Given data:

------------

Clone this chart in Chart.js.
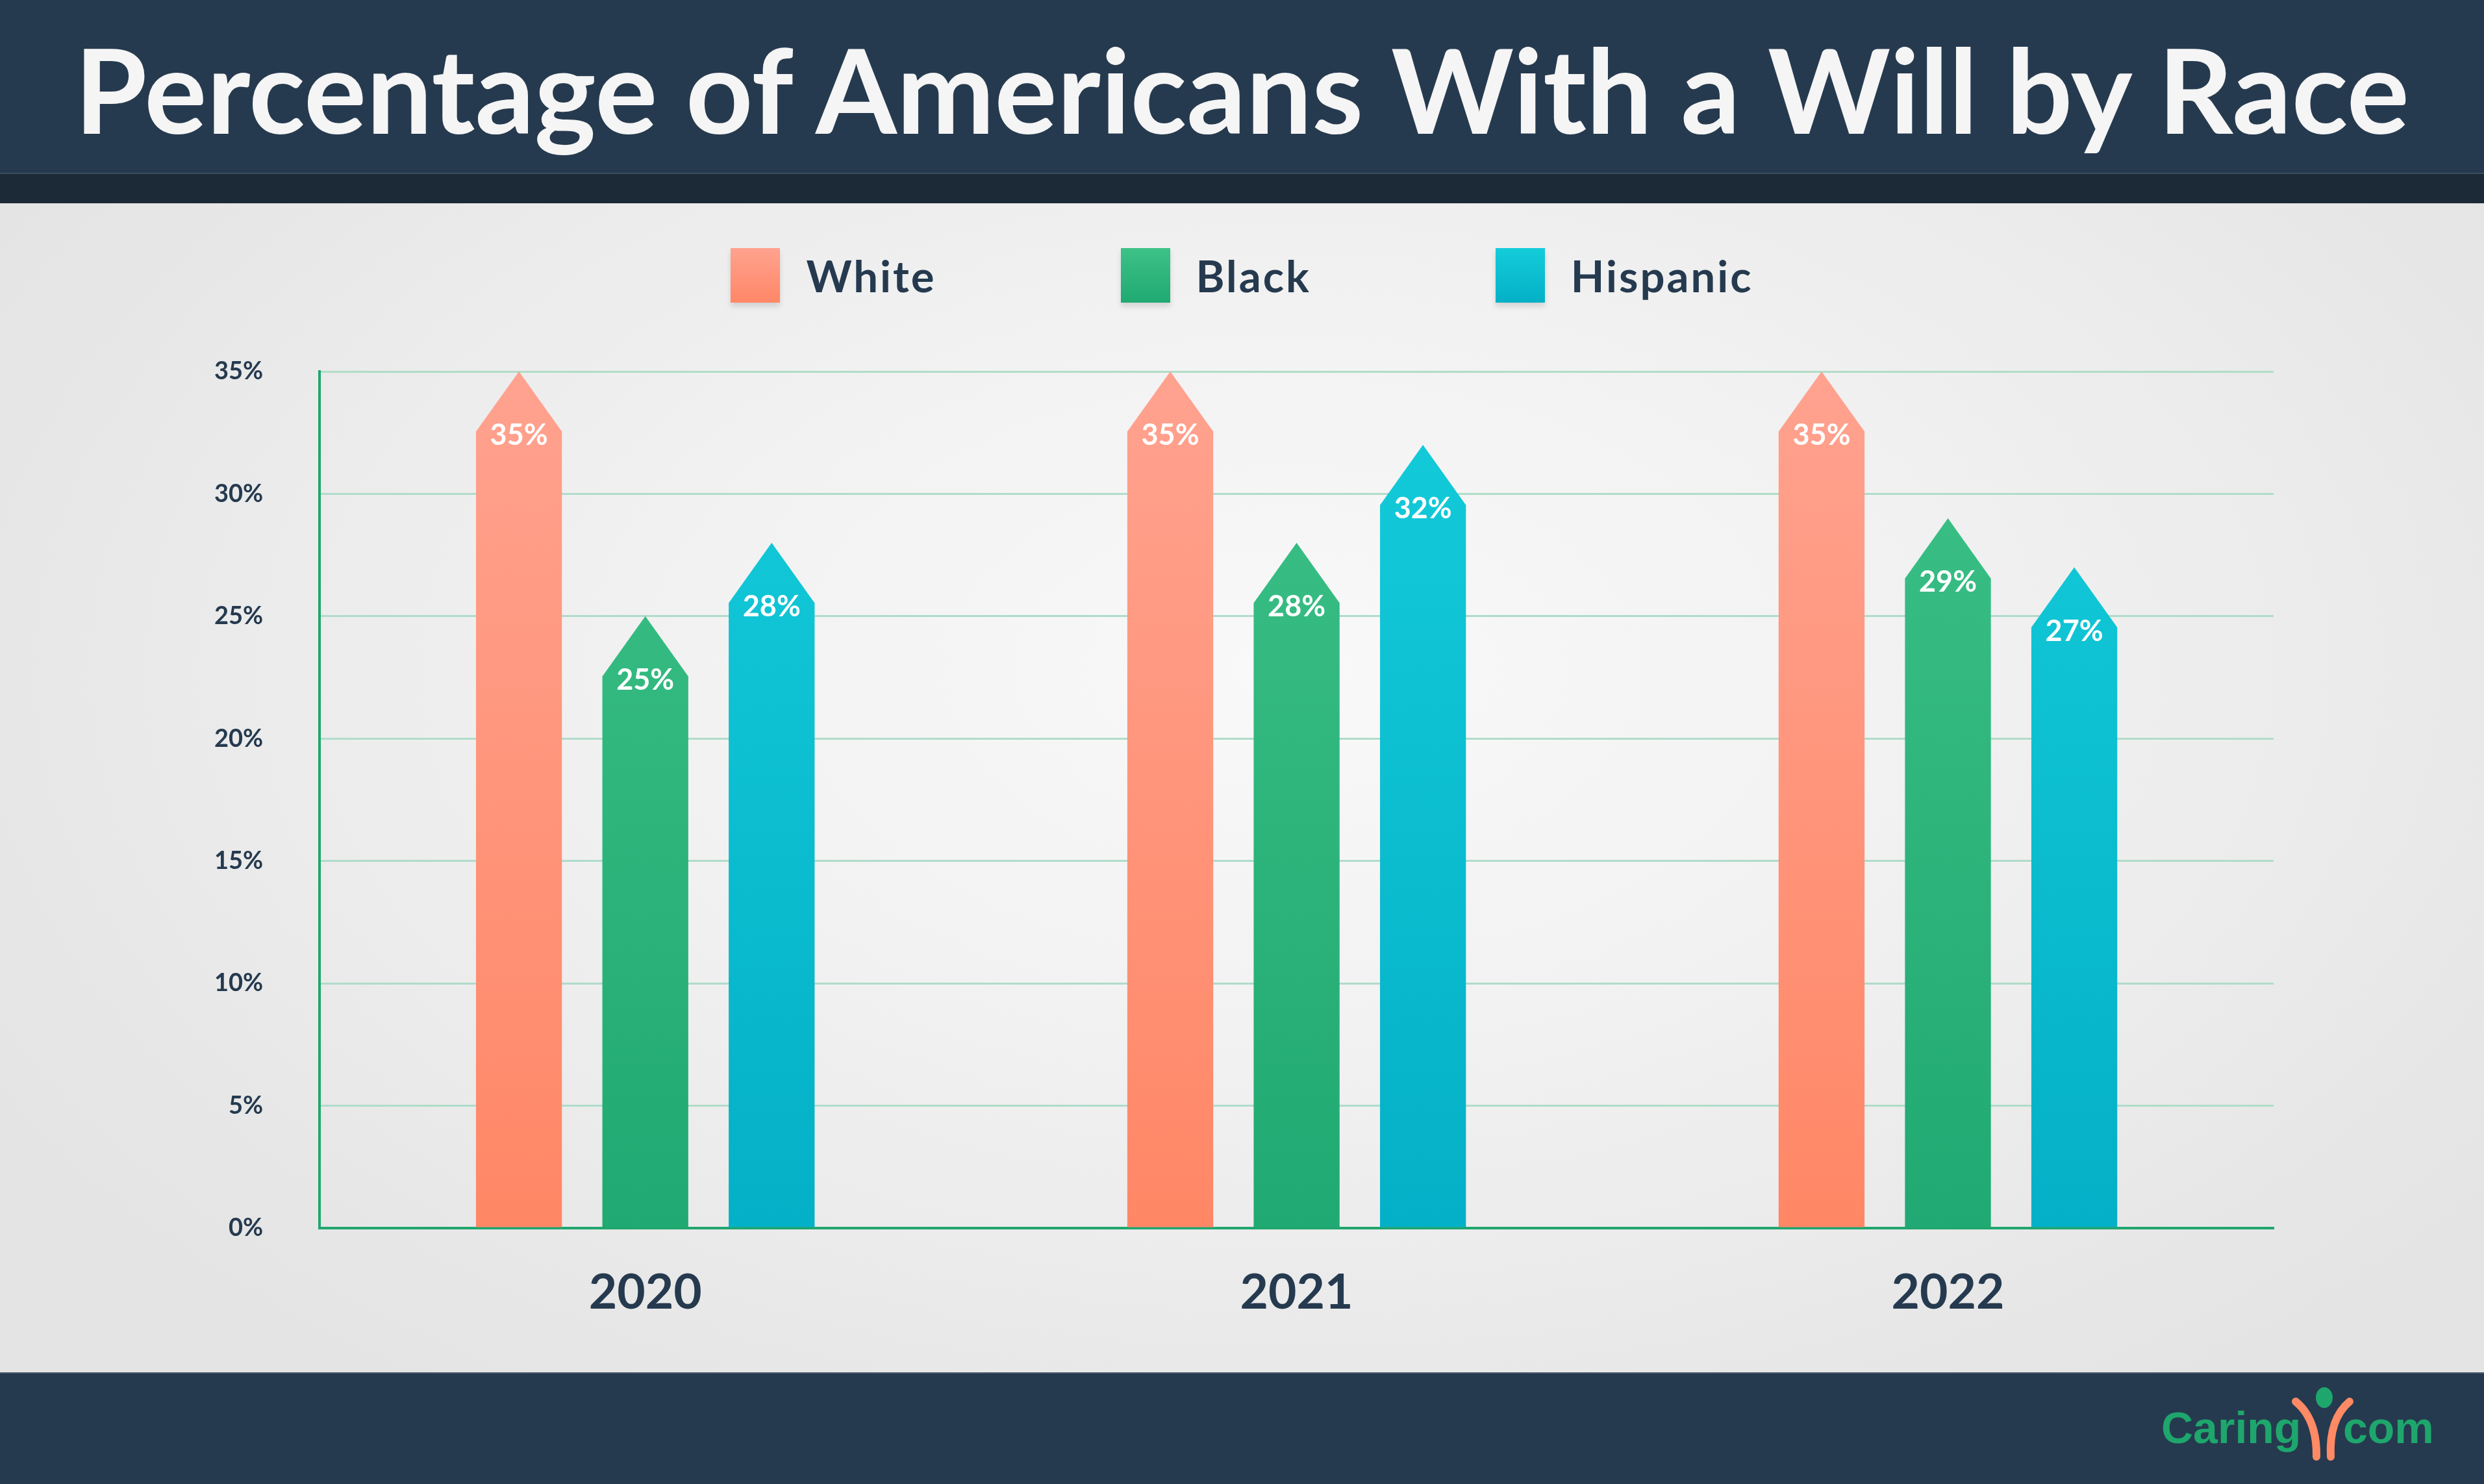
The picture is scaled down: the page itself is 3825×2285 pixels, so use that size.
<!DOCTYPE html>
<html>
<head>
<meta charset="utf-8">
<title>Percentage of Americans With a Will by Race</title>
<script src="https://cdn.jsdelivr.net/npm/chart.js@4.4.0/dist/chart.umd.min.js"></script>
<style>
    html, body { margin: 0; padding: 0; }
    body { width: 3825px; height: 2285px; position: relative; overflow: hidden; font-family: Lato, sans-serif; background: #e4e4e4; }
    .header { position: absolute; left: 0; top: 0; width: 3825px; height: 266px; background: #263a4f; }
    .header h1 { margin: 0; padding-top: 6px; color: #f5f5f5; text-align: center; font-weight: 700; font-size: 180px; line-height: 260px; }
    .strip { position: absolute; left: 0; top: 266px; width: 3825px; height: 47px; background: #1c2a37; border-top: 2px solid #3a4c5e; box-sizing: border-box; }
    .plot-bg { position: absolute; left: 0; top: 313px; width: 3825px; height: 1800px;
        background: radial-gradient(ellipse 60% 75% at 52% 40%, #f9f9f9 0%, #f1f1f1 45%, #e4e4e4 100%); }
    .footer { position: absolute; left: 0; top: 2113px; width: 3825px; height: 172px; background: #253a4f; border-top: 2px solid #4a5a6b; box-sizing: border-box; }
    #chart { position: absolute; left: 0; top: 313px; }
    .legend { position: absolute; left: 0; top: 382px; width: 3825px; height: 84px; display: flex; justify-content: center; align-items: center; gap: 284px; }
    .legend .item { display: flex; align-items: center; }
    .legend .box { width: 76px; height: 84px; box-shadow: 0 6px 8px rgba(0, 0, 0, 0.12); }
    .legend .label { margin-left: 40px; font-size: 67px; font-weight: 700; letter-spacing: 3px; color: #253a4f; }
    .logo { position: absolute; left: 3300px; top: 2113px; }
</style>
</head>
<body>
<div class="header"><h1>Percentage of Americans With a Will by Race</h1></div>
<div class="strip"></div>
<div class="plot-bg"></div>
<div class="footer"></div>
<div class="legend" id="legend"></div>
<canvas id="chart" width="3825" height="1800"></canvas>
<svg class="logo" width="480" height="172" viewBox="0 0 480 172">
    <text x="28" y="109" font-family="Liberation Sans, Arial, sans-serif" font-weight="700" font-size="68" fill="#1ea66c">Caring</text>
    <ellipse cx="279" cy="39" rx="13" ry="16" fill="#1ea66c"></ellipse>
    <path d="M235 45 Q268 72 267 130" stroke="#ff8a65" stroke-width="12" stroke-linecap="round" fill="none"></path>
    <path d="M318 45 Q286 72 289 130" stroke="#ff8a65" stroke-width="12" stroke-linecap="round" fill="none"></path>
    <text x="308" y="109" font-family="Liberation Sans, Arial, sans-serif" font-weight="700" font-size="68" fill="#1ea66c">com</text>
</svg>
<script>
    const years = ['2020', '2021', '2022'];
    const seriesNames = ['White', 'Black', 'Hispanic'];
    const whiteValues = [35, 35, 35];
    const blackValues = [25, 28, 29];
    const hispanicValues = [28, 32, 27];
    const yMax = 35;
    const yStep = 5;

    const colorsTop = ['#ffa28f', '#3dc287', '#14ccda'];
    const colorsBottom = ['#ff8766', '#20a972', '#04b0c7'];
    const textColor = '#253a4f';

    // legend
    let legend = document.getElementById('legend');
    seriesNames.forEach(function (name, i) {
        let item = document.createElement('div');
        item.className = 'item';
        item.innerHTML = '<div class="box" style="background: linear-gradient(' + colorsTop[i] + ', ' + colorsBottom[i] + ')"></div>' +
            '<div class="label">' + name + '</div>';
        legend.appendChild(item);
    });

    // bars are drawn as arrows from the bar elements the library laid out
    const arrowBars = {
        id: 'arrowBars',
        afterDatasetsDraw: function (chart) {
            let ctx = chart.ctx;
            let area = chart.chartArea;
            chart.data.datasets.forEach(function (ds, i) {
                let meta = chart.getDatasetMeta(i);
                let grad = ctx.createLinearGradient(0, area.top, 0, area.bottom);
                grad.addColorStop(0, colorsTop[i]);
                grad.addColorStop(1, colorsBottom[i]);
                meta.data.forEach(function (bar, j) {
                    let half = bar.width / 2;
                    let head = bar.width * 0.7;
                    ctx.save();
                    ctx.fillStyle = grad;
                    ctx.beginPath();
                    ctx.moveTo(bar.x - half, bar.base);
                    ctx.lineTo(bar.x - half, bar.y + head);
                    ctx.lineTo(bar.x, bar.y);
                    ctx.lineTo(bar.x + half, bar.y + head);
                    ctx.lineTo(bar.x + half, bar.base);
                    ctx.closePath();
                    ctx.fill();
                    ctx.fillStyle = '#ffffff';
                    ctx.font = 'bold 45px Lato';
                    ctx.textAlign = 'center';
                    ctx.textBaseline = 'middle';
                    ctx.fillText(ds.data[j] + '%', bar.x, bar.y + head + 6);
                    ctx.restore();
                });
            });
        }
    };

    let chart = new Chart(document.getElementById('chart'), {
        type: 'bar',
        data: {
            labels: years,
            datasets: [
                {label: seriesNames[0], data: whiteValues},
                {label: seriesNames[1], data: blackValues},
                {label: seriesNames[2], data: hispanicValues}
            ].map(function (ds) {
                ds.backgroundColor = 'rgba(0,0,0,0)';
                ds.borderWidth = 0;
                ds.barPercentage = 0.68;
                ds.categoryPercentage = 0.582;
                return ds;
            })
        },
        options: {
            responsive: false,
            animation: false,
            layout: {padding: {left: 243, right: 324, top: 259, bottom: 22}},
            plugins: {
                legend: {display: false},
                tooltip: {enabled: false}
            },
            scales: {
                x: {
                    grid: {display: false, drawTicks: false},
                    border: {display: true, color: '#1fa66e', width: 4},
                    ticks: {
                        padding: 55,
                        color: textColor,
                        font: {family: 'Lato', weight: 'bold', size: 75}
                    }
                },
                y: {
                    min: 0,
                    max: yMax,
                    grid: {color: '#b0dcc9', lineWidth: 3, drawTicks: false},
                    border: {display: true, color: '#1fa66e', width: 4},
                    ticks: {
                        stepSize: yStep,
                        padding: 87,
                        color: textColor,
                        font: {family: 'Lato', weight: 'bold', size: 38},
                        callback: function (v) { return v + '%'; }
                    }
                }
            }
        },
        plugins: [arrowBars]
    });
</script>
</body>
</html>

------------

What you are asked to do: Reproduce the material word for word, minus the images.

Task output:
Clone this chart in Chart.js.
The picture is scaled down: the page itself is 3825×2285 pixels, so use that size.
<!DOCTYPE html>
<html>
<head>
<meta charset="utf-8">
<title>Percentage of Americans With a Will by Race</title>
<script src="https://cdn.jsdelivr.net/npm/chart.js@4.4.0/dist/chart.umd.min.js"></script>
<style>
    html, body { margin: 0; padding: 0; }
    body { width: 3825px; height: 2285px; position: relative; overflow: hidden; font-family: Lato, sans-serif; background: #e4e4e4; }
    .header { position: absolute; left: 0; top: 0; width: 3825px; height: 266px; background: #263a4f; }
    .header h1 { margin: 0; padding-top: 6px; color: #f5f5f5; text-align: center; font-weight: 700; font-size: 180px; line-height: 260px; }
    .strip { position: absolute; left: 0; top: 266px; width: 3825px; height: 47px; background: #1c2a37; border-top: 2px solid #3a4c5e; box-sizing: border-box; }
    .plot-bg { position: absolute; left: 0; top: 313px; width: 3825px; height: 1800px;
        background: radial-gradient(ellipse 60% 75% at 52% 40%, #f9f9f9 0%, #f1f1f1 45%, #e4e4e4 100%); }
    .footer { position: absolute; left: 0; top: 2113px; width: 3825px; height: 172px; background: #253a4f; border-top: 2px solid #4a5a6b; box-sizing: border-box; }
    #chart { position: absolute; left: 0; top: 313px; }
    .legend { position: absolute; left: 0; top: 382px; width: 3825px; height: 84px; display: flex; justify-content: center; align-items: center; gap: 284px; }
    .legend .item { display: flex; align-items: center; }
    .legend .box { width: 76px; height: 84px; box-shadow: 0 6px 8px rgba(0, 0, 0, 0.12); }
    .legend .label { margin-left: 40px; font-size: 67px; font-weight: 700; letter-spacing: 3px; color: #253a4f; }
    .logo { position: absolute; left: 3300px; top: 2113px; }
</style>
</head>
<body>
<div class="header"><h1>Percentage of Americans With a Will by Race</h1></div>
<div class="strip"></div>
<div class="plot-bg"></div>
<div class="footer"></div>
<div class="legend" id="legend"></div>
<canvas id="chart" width="3825" height="1800"></canvas>
<svg class="logo" width="480" height="172" viewBox="0 0 480 172">
    <text x="28" y="109" font-family="Liberation Sans, Arial, sans-serif" font-weight="700" font-size="68" fill="#1ea66c">Caring</text>
    <ellipse cx="279" cy="39" rx="13" ry="16" fill="#1ea66c"></ellipse>
    <path d="M235 45 Q268 72 267 130" stroke="#ff8a65" stroke-width="12" stroke-linecap="round" fill="none"></path>
    <path d="M318 45 Q286 72 289 130" stroke="#ff8a65" stroke-width="12" stroke-linecap="round" fill="none"></path>
    <text x="308" y="109" font-family="Liberation Sans, Arial, sans-serif" font-weight="700" font-size="68" fill="#1ea66c">com</text>
</svg>
<script>
    const years = ['2020', '2021', '2022'];
    const seriesNames = ['White', 'Black', 'Hispanic'];
    const whiteValues = [35, 35, 35];
    const blackValues = [25, 28, 29];
    const hispanicValues = [28, 32, 27];
    const yMax = 35;
    const yStep = 5;

    const colorsTop = ['#ffa28f', '#3dc287', '#14ccda'];
    const colorsBottom = ['#ff8766', '#20a972', '#04b0c7'];
    const textColor = '#253a4f';

    // legend
    let legend = document.getElementById('legend');
    seriesNames.forEach(function (name, i) {
        let item = document.createElement('div');
        item.className = 'item';
        item.innerHTML = '<div class="box" style="background: linear-gradient(' + colorsTop[i] + ', ' + colorsBottom[i] + ')"></div>' +
            '<div class="label">' + name + '</div>';
        legend.appendChild(item);
    });

    // bars are drawn as arrows from the bar elements the library laid out
    const arrowBars = {
        id: 'arrowBars',
        afterDatasetsDraw: function (chart) {
            let ctx = chart.ctx;
            let area = chart.chartArea;
            chart.data.datasets.forEach(function (ds, i) {
                let meta = chart.getDatasetMeta(i);
                let grad = ctx.createLinearGradient(0, area.top, 0, area.bottom);
                grad.addColorStop(0, colorsTop[i]);
                grad.addColorStop(1, colorsBottom[i]);
                meta.data.forEach(function (bar, j) {
                    let half = bar.width / 2;
                    let head = bar.width * 0.7;
                    ctx.save();
                    ctx.fillStyle = grad;
                    ctx.beginPath();
                    ctx.moveTo(bar.x - half, bar.base);
                    ctx.lineTo(bar.x - half, bar.y + head);
                    ctx.lineTo(bar.x, bar.y);
                    ctx.lineTo(bar.x + half, bar.y + head);
                    ctx.lineTo(bar.x + half, bar.base);
                    ctx.closePath();
                    ctx.fill();
                    ctx.fillStyle = '#ffffff';
                    ctx.font = 'bold 45px Lato';
                    ctx.textAlign = 'center';
                    ctx.textBaseline = 'middle';
                    ctx.fillText(ds.data[j] + '%', bar.x, bar.y + head + 6);
                    ctx.restore();
                });
            });
        }
    };

    let chart = new Chart(document.getElementById('chart'), {
        type: 'bar',
        data: {
            labels: years,
            datasets: [
                {label: seriesNames[0], data: whiteValues},
                {label: seriesNames[1], data: blackValues},
                {label: seriesNames[2], data: hispanicValues}
            ].map(function (ds) {
                ds.backgroundColor = 'rgba(0,0,0,0)';
                ds.borderWidth = 0;
                ds.barPercentage = 0.68;
                ds.categoryPercentage = 0.582;
                return ds;
            })
        },
        options: {
            responsive: false,
            animation: false,
            layout: {padding: {left: 243, right: 324, top: 259, bottom: 22}},
            plugins: {
                legend: {display: false},
                tooltip: {enabled: false}
            },
            scales: {
                x: {
                    grid: {display: false, drawTicks: false},
                    border: {display: true, color: '#1fa66e', width: 4},
                    ticks: {
                        padding: 55,
                        color: textColor,
                        font: {family: 'Lato', weight: 'bold', size: 75}
                    }
                },
                y: {
                    min: 0,
                    max: yMax,
                    grid: {color: '#b0dcc9', lineWidth: 3, drawTicks: false},
                    border: {display: true, color: '#1fa66e', width: 4},
                    ticks: {
                        stepSize: yStep,
                        padding: 87,
                        color: textColor,
                        font: {family: 'Lato', weight: 'bold', size: 38},
                        callback: function (v) { return v + '%'; }
                    }
                }
            }
        },
        plugins: [arrowBars]
    });
</script>
</body>
</html>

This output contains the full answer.